= Items =
▼
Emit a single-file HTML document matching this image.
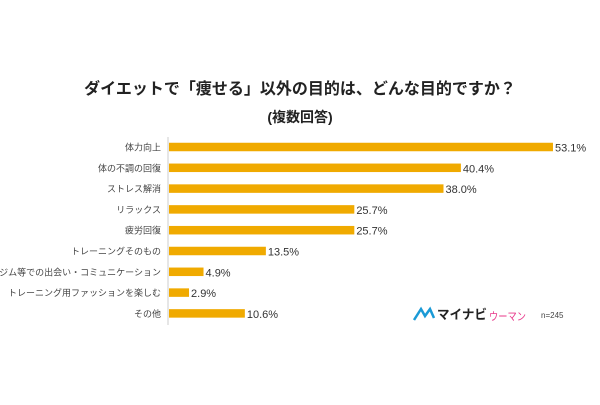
<!DOCTYPE html>
<html><head><meta charset="utf-8"><style>
body{margin:0;background:#fff;width:600px;height:400px;overflow:hidden;font-family:"Liberation Sans","Noto Sans CJK JP",sans-serif;}
svg text{font-family:"Liberation Sans","Noto Sans CJK JP",sans-serif;}
</style></head><body>
<svg id="chart" width="600" height="400">
<text x="300" y="94" text-anchor="middle" font-size="16" font-weight="bold" fill="#222">ダイエットで「痩せる」以外の目的は、どんな目的ですか？</text>
<text x="300" y="122" text-anchor="middle" font-size="14" font-weight="bold" fill="#222">(複数回答)</text>
<line x1="168" y1="137" x2="168" y2="325" stroke="#ccc" stroke-width="1"/>
<g id="bars"></g>
<g>
<path d="M414 320 L421 309 L425 316 L430 309 L434 318" fill="none" stroke="#1a9ad6" stroke-width="2.5"/>
<text x="437" y="319" font-size="13" font-weight="bold" fill="#222" textLength="50" lengthAdjust="spacingAndGlyphs">マイナビ</text>
<text x="489" y="320" font-size="11" fill="#e8388a" textLength="37" lengthAdjust="spacingAndGlyphs">ウーマン</text>
</g>
<text x="541" y="318" font-size="8" fill="#444">n=245</text>
</svg>
<script>
const categories=["体力向上","体の不調の回復","ストレス解消","リラックス","疲労回復","トレーニングそのもの","ジム等での出会い・コミュニケーション","トレーニング用ファッションを楽しむ","その他"];
const values=[53.1,40.4,38.0,25.7,25.7,13.5,4.9,2.9,10.6];
const valueLabels=["53.1%","40.4%","38.0%","25.7%","25.7%","13.5%","4.9%","2.9%","10.6%"];
const ns="http://www.w3.org/2000/svg";
const x0=168, pxPer=7.25, y0=147, step=20.8, bh=8.5;
const xs=v=>x0+v*pxPer, ys=i=>y0+i*step;
const g=document.getElementById('bars');
categories.forEach((c,i)=>{
  const cy=ys(i);
  const lab=document.createElementNS(ns,'text');
  
  
  lab.setAttribute('x',161);lab.setAttribute('y',cy+3.5);lab.setAttribute('text-anchor','end');
  lab.setAttribute('font-size','9');lab.setAttribute('fill','#444');lab.textContent=c;g.appendChild(lab);
  const r=document.createElementNS(ns,'rect');
  
  
  r.setAttribute('x',x0+1);r.setAttribute('y',cy-bh/2);r.setAttribute('width',xs(values[i])-x0-1);r.setAttribute('height',bh);r.setAttribute('fill','#f0aa00');g.appendChild(r);
  const t=document.createElementNS(ns,'text');
  
  
  t.setAttribute('x',xs(values[i])+2);t.setAttribute('y',cy+4.5);t.setAttribute('font-size','11');t.setAttribute('fill','#333');t.textContent=valueLabels[i];g.appendChild(t);
});
</script>
</body></html>
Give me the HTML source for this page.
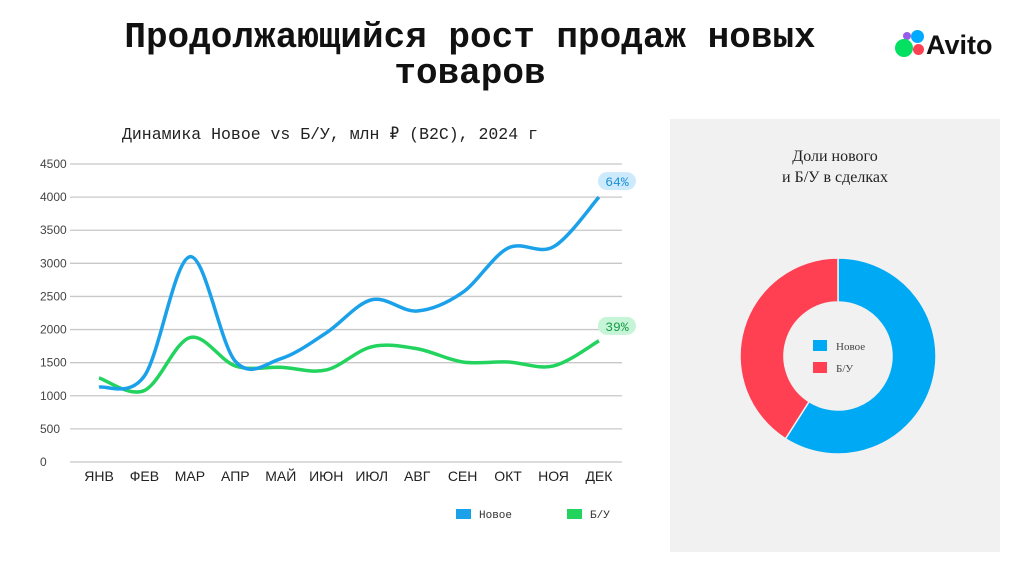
<!DOCTYPE html>
<html><head><meta charset="utf-8">
<style>
body{margin:0;width:1024px;height:574px;background:#fff;overflow:hidden;position:relative;font-family:"Liberation Sans","Noto Sans CJK SC",sans-serif}
.title{position:absolute;left:60px;top:20px;width:820px;text-align:center;font-family:"Liberation Mono","DejaVu Sans Mono",monospace;font-weight:bold;font-size:36px;line-height:36px;color:#111;white-space:nowrap}
.sub{position:absolute;left:122px;top:124px;font-family:"Liberation Mono",monospace;font-size:16.5px;color:#222;white-space:nowrap}
.panel{position:absolute;left:670px;top:119px;width:330px;height:433px;background:#f1f1f1}
.ptitle{position:absolute;left:670px;top:146px;width:330px;text-align:center;font-family:"Liberation Serif",serif;font-size:16px;line-height:21px;color:#222}
svg{position:absolute;left:0;top:0}
</style></head><body>
<div class="title">Продолжающийся рост продаж новых<br>товаров</div>
<div style="position:absolute;left:894px;top:30px;width:115px;height:32px">
<div style="position:absolute;left:9px;top:2px;width:8px;height:8px;border-radius:50%;background:#965eeb"></div>
<div style="position:absolute;left:17px;top:0px;width:13px;height:13px;border-radius:50%;background:#0af"></div>
<div style="position:absolute;left:1px;top:9px;width:18px;height:18px;border-radius:50%;background:#04e061"></div>
<div style="position:absolute;left:19px;top:14px;width:11px;height:11px;border-radius:50%;background:#ff4053"></div>
<div style="position:absolute;left:32px;top:0;font-weight:bold;font-size:27px;color:#111;line-height:30px">Avito</div>
</div>
<div class="sub">Динамика Новое vs Б/У, млн ₽ (B2C), 2024 г</div>
<div class="panel"></div>
<div class="ptitle">Доли нового<br>и Б/У в сделках</div>
<svg id="c" width="1024" height="574"></svg>
<script>
const months=["ЯНВ","ФЕВ","МАР","АПР","МАЙ","ИЮН","ИЮЛ","АВГ","СЕН","ОКТ","НОЯ","ДЕК"];
const newVals=[1130,1300,3100,1520,1560,1950,2450,2280,2560,3230,3250,4000];
const usedVals=[1270,1080,1880,1450,1430,1390,1740,1710,1510,1510,1450,1830];
const yTicks=[0,500,1000,1500,2000,2500,3000,3500,4000,4500];
const endLabels=["64%","39%"];
const shares=[59,41];
const shareNames=["Новое","Б/У"];

const NS="http://www.w3.org/2000/svg",svg=document.getElementById("c");
function el(t,a,p){const e=document.createElementNS(NS,t);for(const k in a)e.setAttribute(k,a[k]);(p||svg).appendChild(e);return e;}
const X=i=>99+i*45.45, Y=v=>462-v*(298/4500);
yTicks.forEach(t=>{
 const l=el("line",{x1:70,x2:622,y1:Y(t),y2:Y(t),stroke:"#c8c8c8","stroke-width":1.3});
 
 
 const tx=el("text",{x:40,y:Y(t)+4,"font-size":12,fill:"#444","font-family":"Liberation Sans"});tx.textContent=t;
 
 
});
months.forEach((m,i)=>{
 const tx=el("text",{x:X(i),y:481,"font-size":14,fill:"#222","text-anchor":"middle","font-family":"Liberation Sans"});tx.textContent=m;
 
 
});
function path(vals){
 const p=vals.map((v,i)=>[X(i),Y(v)]);let d="M"+p[0];
 for(let i=0;i<p.length-1;i++){const a=p[i-1]||p[i],b=p[i],c=p[i+1],e=p[i+2]||c;
  d+=" C"+(b[0]+(c[0]-a[0])/6)+","+(b[1]+(c[1]-a[1])/6)+" "+(c[0]-(e[0]-b[0])/6)+","+(c[1]-(e[1]-b[1])/6)+" "+c;}
 return d;}
const lu=el("path",{d:path(usedVals),fill:"none",stroke:"#22d35e","stroke-width":3.5});


const ln=el("path",{d:path(newVals),fill:"none",stroke:"#1ba1ea","stroke-width":3.5});


[[newVals,"#cdeafc","#1b8fd6",-16],[usedVals,"#c5f5d6","#179a45",-15]].forEach((s,k)=>{
 const v=s[0][11],cx=X(11)+18,cy=Y(v)+s[3];
 const r=el("rect",{x:cx-19,y:cy-9,width:38,height:18,rx:9,fill:s[1]});
 
 
 const t=el("text",{x:cx,y:cy+5,"font-size":13,fill:s[2],"text-anchor":"middle","font-family":"Liberation Mono"});t.textContent=endLabels[k];
 
 
});
[["Новое","#1ba1ea",456],["Б/У","#22d35e",567]].forEach(s=>{
 const r=el("rect",{x:s[2],y:509,width:15,height:10,fill:s[1]});
 
 
 const t=el("text",{x:s[2]+23,y:518,"font-size":11,fill:"#333","font-family":"Liberation Mono"});t.textContent=s[0];
 
 
});
// donut
const cx=838,cy=356,R=98,r0=54,cols=["#00a9f4","#ff4053"];let a0=0;
const tot=shares.reduce((a,b)=>a+b,0);
shares.forEach((s,i)=>{
 const a1=a0+s/tot*2*Math.PI;const P=(r,a)=>[cx+r*Math.sin(a),cy-r*Math.cos(a)];
 const lg=(a1-a0)>Math.PI?1:0;const o0=P(R,a0),o1=P(R,a1),i1=P(r0,a1),i0=P(r0,a0);
 const p=el("path",{d:`M${o0}A${R},${R} 0 ${lg} 1 ${o1}L${i1}A${r0},${r0} 0 ${lg} 0 ${i0}Z`,fill:cols[i],stroke:"#f1f1f1","stroke-width":1.5});
 
 
 a0=a1;
 const sw=el("rect",{x:813,y:340+i*22,width:14,height:11,fill:cols[i]});
 
 
 const t=el("text",{x:836,y:350+i*22,"font-size":11,fill:"#444","font-family":"Liberation Serif"});t.textContent=shareNames[i];
 
 
});
</script>
</body></html>
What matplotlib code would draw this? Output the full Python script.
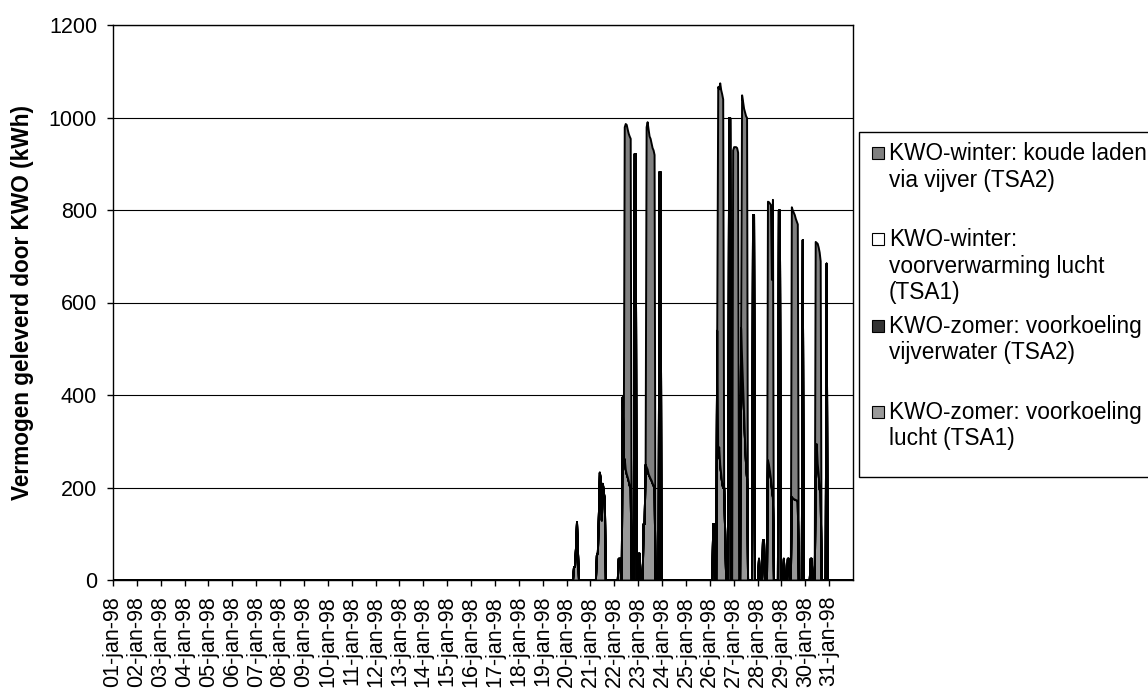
import numpy as np
import matplotlib.pyplot as plt
from matplotlib.patches import Rectangle

plt.rcParams['font.family'] = ['Liberation Sans', 'DejaVu Sans']

# januari 1998, een waarde per uur
n_uren = 744
dag_labels = ["%02d-jan-98" % d for d in range(1, 32)]

# waarden per reeks: {startuur: [kWh per uur, ...]}, rest is 0
# onderste laag van de stapel
voorkoeling_lucht = {
    463: [29, 29, 70, 126, 60],
    486: [54, 60, 140, 233, 215, 130, 209, 190, 173],
    508: [47, 47, 47, 0, 396, 250, 263, 240, 230, 223, 215, 205, 200],
    524: [922, 922],
    528: [58, 58],
    533: [122, 122, 250, 245, 240, 230, 225, 220, 216, 210, 205, 200],
    549: [883, 883],
    603: [122, 122],
    607: [540, 266, 288, 250, 230, 210, 200, 200, 100],
    619: [1000, 1000],
    631: [545, 480, 420, 360, 300, 250, 220],
    643: [790, 790],
    649: [47],
    653: [87, 87],
    658: [260, 250, 236, 220, 197, 180],
    669: [800, 800],
    674: [47],
    678: [47, 47],
    682: [181, 178, 176, 175, 174, 173, 170],
    693: [736],
    701: [47, 47],
    706: [205, 295, 252, 230, 197, 190],
    717: [685],
}
voorkoeling_vijverwater = {}
voorverwarming_lucht = {}
# bovenste laag
koude_laden = {
    514: [717, 747, 755, 752, 751, 755, 755],
    536: [735, 751, 745, 735, 735, 729, 725, 725, 720],
    608: [801, 774, 825, 830, 841, 840],
    623: [930, 937, 937, 937, 935, 925],
    632: [569, 615, 660, 712, 754, 780],
    658: [559, 568, 579, 592, 453, 643],
    682: [626, 622, 619, 615, 608, 603, 600],
    706: [527, 435, 476, 490, 512, 500],
}

labels = ["KWO-winter: koude laden\nvia vijver (TSA2)",
          "KWO-winter:\nvoorverwarming lucht\n(TSA1)",
          "KWO-zomer: voorkoeling\nvijverwater (TSA2)",
          "KWO-zomer: voorkoeling\nlucht (TSA1)"]
kleuren = ["#808080", "#ffffff", "#333333", "#999999"]


def naar_reeks(segmenten):
    y = np.zeros(n_uren)
    for start, waarden in segmenten.items():
        y[start:start + len(waarden)] = waarden
    return y


uren = np.arange(n_uren)
reeksen = [naar_reeks(koude_laden), naar_reeks(voorverwarming_lucht),
           naar_reeks(voorkoeling_vijverwater), naar_reeks(voorkoeling_lucht)]

W, H = 1148, 693
fig = plt.figure(figsize=(W / 100, H / 100), dpi=100)
ax = fig.add_axes([113 / W, 1 - 580 / H, 740 / W, 555 / H])

# excel stapelt in omgekeerde legendavolgorde
ax.stackplot(uren, reeksen[::-1], colors=kleuren[::-1],
             edgecolor='black', linewidth=1.4, zorder=3)

ax.set_xlim(0, n_uren)
ax.set_ylim(0, 1200)
ax.set_yticks(range(0, 1201, 200))
ax.set_xticks(range(0, 721, 24))
ax.set_xticklabels(dag_labels, rotation=90)
ax.yaxis.grid(True, color='black', linewidth=0.8)
ax.set_axisbelow(True)
ax.tick_params(axis='both', direction='out', length=4.5, width=1,
               labelsize=15.5, colors='black')
ax.tick_params(axis='x', pad=7)
ax.tick_params(axis='y', pad=7)
for sp in ax.spines.values():
    sp.set_color('black')
    sp.set_linewidth(1)

fig.text(23 / W, 1 - 302 / H, "Vermogen geleverd door KWO (kWh)",
         rotation=90, ha='center', va='center', fontsize=16.3,
         fontweight='bold')

# legenda met de hand, zoals in excel
fig.add_artist(Rectangle((859 / W, 1 - 477 / H), 320 / W, 345 / H,
                         transform=fig.transFigure, facecolor='white',
                         edgecolor='black', linewidth=1, clip_on=False))
regel_y = [153, 239, 326, 412]
for i, lab in enumerate(labels):
    y0 = regel_y[i]
    fig.add_artist(Rectangle((872 / W, 1 - (y0 + 6) / H), 12 / W, 12 / H,
                             transform=fig.transFigure, facecolor=kleuren[i],
                             edgecolor='black', linewidth=0.8))
    for j, regel in enumerate(lab.split("\n")):
        fig.text(889 / W, 1 - (y0 + j * 27) / H, regel, ha='left',
                 va='center', fontsize=16.3)

fig.savefig("out.png", dpi=100)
▲
Only the lines from the top of the data through the line with "const r=document.createElementNS(ns,'rect');" should be quoted, exactly and with both ends kept; skip the pictures.

= Completed task =
Emit a single-file HTML document matching this image.
<!DOCTYPE html>
<html><head><meta charset="utf-8"><style>
body{margin:0;background:#fff;width:600px;height:400px;overflow:hidden;font-family:"Liberation Sans","Noto Sans CJK JP",sans-serif;}
svg text{font-family:"Liberation Sans","Noto Sans CJK JP",sans-serif;}
</style></head><body>
<svg id="chart" width="600" height="400">
<text x="300" y="94" text-anchor="middle" font-size="16" font-weight="bold" fill="#222">ダイエットで「痩せる」以外の目的は、どんな目的ですか？</text>
<text x="300" y="122" text-anchor="middle" font-size="14" font-weight="bold" fill="#222">(複数回答)</text>
<line x1="168" y1="137" x2="168" y2="325" stroke="#ccc" stroke-width="1"/>
<g id="bars"></g>
<g>
<path d="M414 320 L421 309 L425 316 L430 309 L434 318" fill="none" stroke="#1a9ad6" stroke-width="2.5"/>
<text x="437" y="319" font-size="13" font-weight="bold" fill="#222" textLength="50" lengthAdjust="spacingAndGlyphs">マイナビ</text>
<text x="489" y="320" font-size="11" fill="#e8388a" textLength="37" lengthAdjust="spacingAndGlyphs">ウーマン</text>
</g>
<text x="541" y="318" font-size="8" fill="#444">n=245</text>
</svg>
<script>
const categories=["体力向上","体の不調の回復","ストレス解消","リラックス","疲労回復","トレーニングそのもの","ジム等での出会い・コミュニケーション","トレーニング用ファッションを楽しむ","その他"];
const values=[53.1,40.4,38.0,25.7,25.7,13.5,4.9,2.9,10.6];
const valueLabels=["53.1%","40.4%","38.0%","25.7%","25.7%","13.5%","4.9%","2.9%","10.6%"];
const ns="http://www.w3.org/2000/svg";
const x0=168, pxPer=7.25, y0=147, step=20.8, bh=8.5;
const xs=v=>x0+v*pxPer, ys=i=>y0+i*step;
const g=document.getElementById('bars');
categories.forEach((c,i)=>{
  const cy=ys(i);
  const lab=document.createElementNS(ns,'text');
  
  
  lab.setAttribute('x',161);lab.setAttribute('y',cy+3.5);lab.setAttribute('text-anchor','end');
  lab.setAttribute('font-size','9');lab.setAttribute('fill','#444');lab.textContent=c;g.appendChild(lab);
  const r=document.createElementNS(ns,'rect');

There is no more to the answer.